Products defined as ‘subscriptions’ recur and renew each month and continue until written notice of cancellation is received. One-time install fees and first month service fees are due upon execution of all VYRL, LLC agreements. Recurring monthly charges will be billed on the 1st business day of each month are payable Net-15. All credit card payments will incur a 3.1% transaction fee.
Upgrades are defined as an increase in budget or resources for previously purchased products & services. Upgrades are subject to a minimum of two consecutive billing cycles and are subject to all previously accepted terms.

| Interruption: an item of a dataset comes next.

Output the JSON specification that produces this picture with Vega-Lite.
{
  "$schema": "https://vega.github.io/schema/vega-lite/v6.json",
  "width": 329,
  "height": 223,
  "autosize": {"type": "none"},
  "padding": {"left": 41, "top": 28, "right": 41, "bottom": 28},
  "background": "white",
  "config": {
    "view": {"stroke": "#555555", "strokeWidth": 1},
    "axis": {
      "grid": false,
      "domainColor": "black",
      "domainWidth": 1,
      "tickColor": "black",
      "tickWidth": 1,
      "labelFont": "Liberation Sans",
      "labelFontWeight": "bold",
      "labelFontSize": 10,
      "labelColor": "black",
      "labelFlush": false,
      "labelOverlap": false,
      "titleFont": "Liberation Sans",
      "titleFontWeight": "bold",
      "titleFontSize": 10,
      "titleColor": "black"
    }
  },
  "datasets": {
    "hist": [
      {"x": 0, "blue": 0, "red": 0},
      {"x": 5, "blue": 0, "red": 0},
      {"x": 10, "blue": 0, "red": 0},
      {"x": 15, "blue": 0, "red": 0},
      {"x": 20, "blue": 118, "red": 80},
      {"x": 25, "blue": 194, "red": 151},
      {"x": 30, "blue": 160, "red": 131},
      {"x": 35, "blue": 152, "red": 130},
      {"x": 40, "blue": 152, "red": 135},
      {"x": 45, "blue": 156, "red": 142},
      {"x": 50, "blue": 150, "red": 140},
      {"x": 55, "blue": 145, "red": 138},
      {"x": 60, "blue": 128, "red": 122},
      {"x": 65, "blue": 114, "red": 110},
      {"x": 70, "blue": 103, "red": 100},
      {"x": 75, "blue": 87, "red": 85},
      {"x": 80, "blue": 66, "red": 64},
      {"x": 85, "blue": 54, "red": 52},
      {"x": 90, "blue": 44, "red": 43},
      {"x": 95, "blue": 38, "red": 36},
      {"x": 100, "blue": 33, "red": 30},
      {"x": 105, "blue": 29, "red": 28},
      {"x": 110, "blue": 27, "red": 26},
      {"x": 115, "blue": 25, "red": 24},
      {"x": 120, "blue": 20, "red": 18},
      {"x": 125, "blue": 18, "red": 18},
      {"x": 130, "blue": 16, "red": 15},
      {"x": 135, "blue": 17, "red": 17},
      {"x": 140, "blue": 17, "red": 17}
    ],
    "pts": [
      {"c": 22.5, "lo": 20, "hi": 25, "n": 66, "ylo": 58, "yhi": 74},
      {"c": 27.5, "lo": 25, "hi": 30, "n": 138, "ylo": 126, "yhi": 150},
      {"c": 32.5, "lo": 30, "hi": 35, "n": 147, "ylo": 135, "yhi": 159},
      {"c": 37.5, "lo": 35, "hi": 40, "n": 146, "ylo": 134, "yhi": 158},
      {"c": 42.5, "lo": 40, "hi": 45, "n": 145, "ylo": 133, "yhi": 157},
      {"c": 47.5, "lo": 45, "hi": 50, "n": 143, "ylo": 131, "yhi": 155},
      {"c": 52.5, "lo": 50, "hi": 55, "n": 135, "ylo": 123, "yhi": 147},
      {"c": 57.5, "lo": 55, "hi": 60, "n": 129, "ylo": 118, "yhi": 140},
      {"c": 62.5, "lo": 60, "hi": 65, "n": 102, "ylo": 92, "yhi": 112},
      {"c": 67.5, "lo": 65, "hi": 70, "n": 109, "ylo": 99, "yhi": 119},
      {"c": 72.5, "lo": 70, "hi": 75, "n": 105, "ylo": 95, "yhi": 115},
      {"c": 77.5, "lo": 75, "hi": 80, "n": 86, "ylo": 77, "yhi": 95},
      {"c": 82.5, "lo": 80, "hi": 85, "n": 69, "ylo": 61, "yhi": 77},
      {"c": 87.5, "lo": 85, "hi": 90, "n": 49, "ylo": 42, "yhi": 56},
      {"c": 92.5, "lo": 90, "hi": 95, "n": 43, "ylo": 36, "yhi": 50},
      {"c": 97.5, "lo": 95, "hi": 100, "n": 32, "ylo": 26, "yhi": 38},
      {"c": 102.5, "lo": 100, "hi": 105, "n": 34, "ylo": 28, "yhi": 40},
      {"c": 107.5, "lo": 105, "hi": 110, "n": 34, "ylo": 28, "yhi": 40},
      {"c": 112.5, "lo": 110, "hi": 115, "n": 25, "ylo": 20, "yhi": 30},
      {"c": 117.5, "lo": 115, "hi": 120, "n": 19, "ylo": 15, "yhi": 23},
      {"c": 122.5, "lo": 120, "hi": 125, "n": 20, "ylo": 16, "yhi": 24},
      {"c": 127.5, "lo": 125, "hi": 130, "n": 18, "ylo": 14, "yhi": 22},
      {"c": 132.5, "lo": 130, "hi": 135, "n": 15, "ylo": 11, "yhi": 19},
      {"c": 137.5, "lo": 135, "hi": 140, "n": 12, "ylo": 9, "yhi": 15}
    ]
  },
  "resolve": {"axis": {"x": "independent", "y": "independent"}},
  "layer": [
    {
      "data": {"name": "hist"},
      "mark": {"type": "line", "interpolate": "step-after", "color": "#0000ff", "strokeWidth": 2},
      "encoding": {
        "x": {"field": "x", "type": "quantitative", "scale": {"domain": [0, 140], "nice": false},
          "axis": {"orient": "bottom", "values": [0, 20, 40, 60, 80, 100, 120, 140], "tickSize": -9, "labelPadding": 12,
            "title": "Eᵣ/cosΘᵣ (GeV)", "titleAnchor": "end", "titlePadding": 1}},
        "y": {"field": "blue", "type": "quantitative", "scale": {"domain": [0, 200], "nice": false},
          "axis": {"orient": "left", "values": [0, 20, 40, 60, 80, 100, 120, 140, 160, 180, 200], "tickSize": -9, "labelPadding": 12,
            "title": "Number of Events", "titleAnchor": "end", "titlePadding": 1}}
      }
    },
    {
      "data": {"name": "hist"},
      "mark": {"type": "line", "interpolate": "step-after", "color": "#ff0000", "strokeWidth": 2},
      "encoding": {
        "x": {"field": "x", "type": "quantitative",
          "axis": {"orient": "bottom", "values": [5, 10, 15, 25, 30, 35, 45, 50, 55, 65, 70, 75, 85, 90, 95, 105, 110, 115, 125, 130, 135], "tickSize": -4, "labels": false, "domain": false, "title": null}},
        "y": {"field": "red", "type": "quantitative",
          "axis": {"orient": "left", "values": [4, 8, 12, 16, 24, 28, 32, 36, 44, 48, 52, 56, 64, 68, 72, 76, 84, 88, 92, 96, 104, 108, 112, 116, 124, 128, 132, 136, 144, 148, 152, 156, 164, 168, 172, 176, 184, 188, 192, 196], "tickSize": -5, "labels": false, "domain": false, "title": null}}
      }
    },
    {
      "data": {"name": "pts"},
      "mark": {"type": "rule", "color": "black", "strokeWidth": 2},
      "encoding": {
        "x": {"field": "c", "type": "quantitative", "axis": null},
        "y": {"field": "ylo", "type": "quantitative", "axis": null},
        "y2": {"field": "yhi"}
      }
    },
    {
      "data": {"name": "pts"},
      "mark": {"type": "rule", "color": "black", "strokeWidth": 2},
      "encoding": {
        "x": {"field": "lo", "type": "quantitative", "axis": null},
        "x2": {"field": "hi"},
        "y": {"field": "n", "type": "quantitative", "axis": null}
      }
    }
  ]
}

Client may downgrade to original agreement terms with 30-day written notice of intent to downgrade after two consecutive billings cycles have passed and (Client) is in good financial standing with VYRL, LLC.
(Client) may cancel service(s) with 30-day advance written notice to VYRL. Upon receipt of written cancellation notice, VYRL will confirm final termination date with (Client). (Client) will be charged all service fees up to final termination date – There are no refunds for account set up, installation fees, and advertising placements paid to 3rd parties on your behalf. You will retain access to service(s) until the end of the service cycle.